Requirement:
Below are records; please write out exactly the lines from the first line through the line containing "import pandas as pd", with no pictures.

Dataset records:
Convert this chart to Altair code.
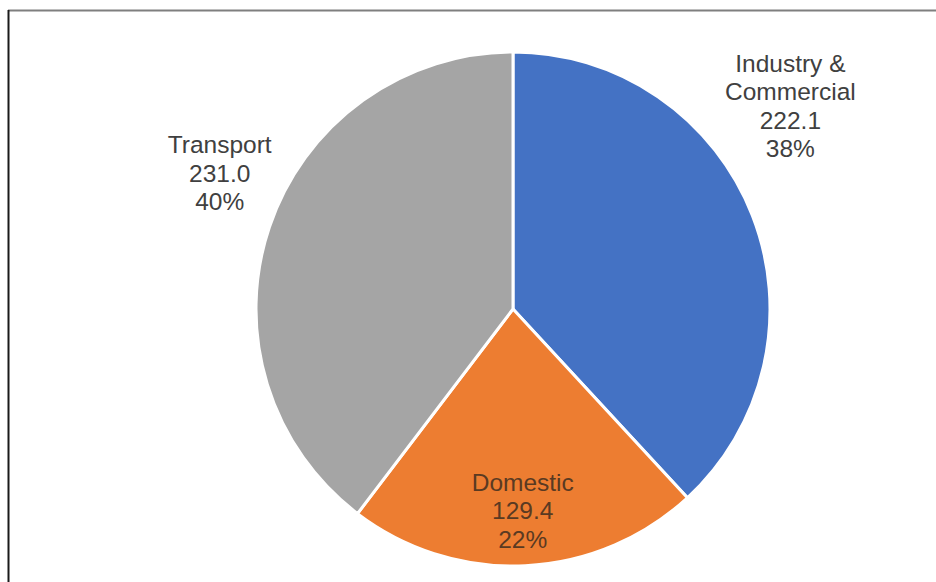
import altair as alt
import pandas as pd

categories = ["Industry & Commercial", "Domestic", "Transport"]
values = [222.1, 129.4, 231.0]
percents = ["38%", "22%", "40%"]
label_lines = [["Industry &", "Commercial"], ["Domestic"], ["Transport"]]
value_text = ["222.1", "129.4", "231.0"]
colors = ["#4472C4", "#ED7D31", "#A5A5A5"]

df = pd.DataFrame({
    "category": categories,
    "value": values,
    "order": list(range(len(categories))),
    "label": ["\n".join(l + [v, p]) for l, v, p in zip(label_lines, value_text, percents)],
})
total = sum(values)

CX, CY, R = 513, 309, 257
theta_scale = alt.Scale(domain=[0, total])

pie = alt.Chart(df).mark_arc(outerRadius=R, stroke="white", strokeWidth=3).encode(
    theta=alt.Theta("value:Q", stack=True, scale=theta_scale),
    order=alt.Order("order:Q"),
    x=alt.value(CX),
    y=alt.value(CY),
    color=alt.Color("category:N",
                    scale=alt.Scale(domain=categories, range=colors),
                    legend=None),
)

text_base = alt.Chart(df).transform_window(
    cum="sum(value)", sort=[alt.SortField("order")]
).transform_calculate(
    mid="datum.cum - datum.value / 2"
)

def label_layer(cat, radius, dx, dy, color):
    return text_base.transform_filter(alt.datum.category == cat).mark_text(
        radius=radius, dx=dx, dy=dy, fontSize=24.5, font="Liberation Sans",
        lineBreak="\n", lineHeight=28.5, align="center", baseline="middle",
        color=color,
    ).encode(
        theta=alt.Theta("mid:Q", stack=None, scale=theta_scale),
        x=alt.value(CX),
        y=alt.value(CY),
        text="label:N",
    )

lab_ind = label_layer("Industry & Commercial", 300, -2, -135, "#404040")
lab_dom = label_layer("Domestic", 203, 0, -28, "#5a3a22")
lab_tra = label_layer("Transport", 300, -9, -67, "#404040")

border_df = pd.DataFrame({"k": [0]})
top_rule = alt.Chart(border_df).mark_rule(color="#7f7f7f", strokeWidth=2).encode(
    x=alt.value(8), x2=alt.value(936), y=alt.value(10.5)
)
left_rule = alt.Chart(border_df).mark_rule(color="#1a1a1a", strokeWidth=2).encode(
    x=alt.value(8.5), y=alt.value(10), y2=alt.value(582)
)

chart = alt.layer(pie, lab_ind, lab_dom, lab_tra, top_rule, left_rule).properties(
    width=936, height=582, padding=0, autosize=alt.AutoSizeParams(type="none"),
    background="white",
).configure_view(stroke=None)

chart.save("out.html", embed_options={"renderer": "svg", "actions": False})
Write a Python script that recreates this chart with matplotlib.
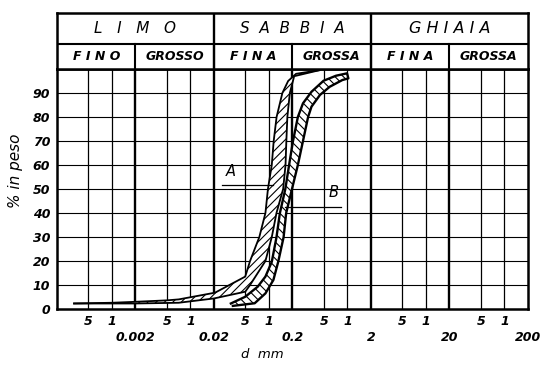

Task solution:
Convert this chart to Altair code.
import altair as alt
import pandas as pd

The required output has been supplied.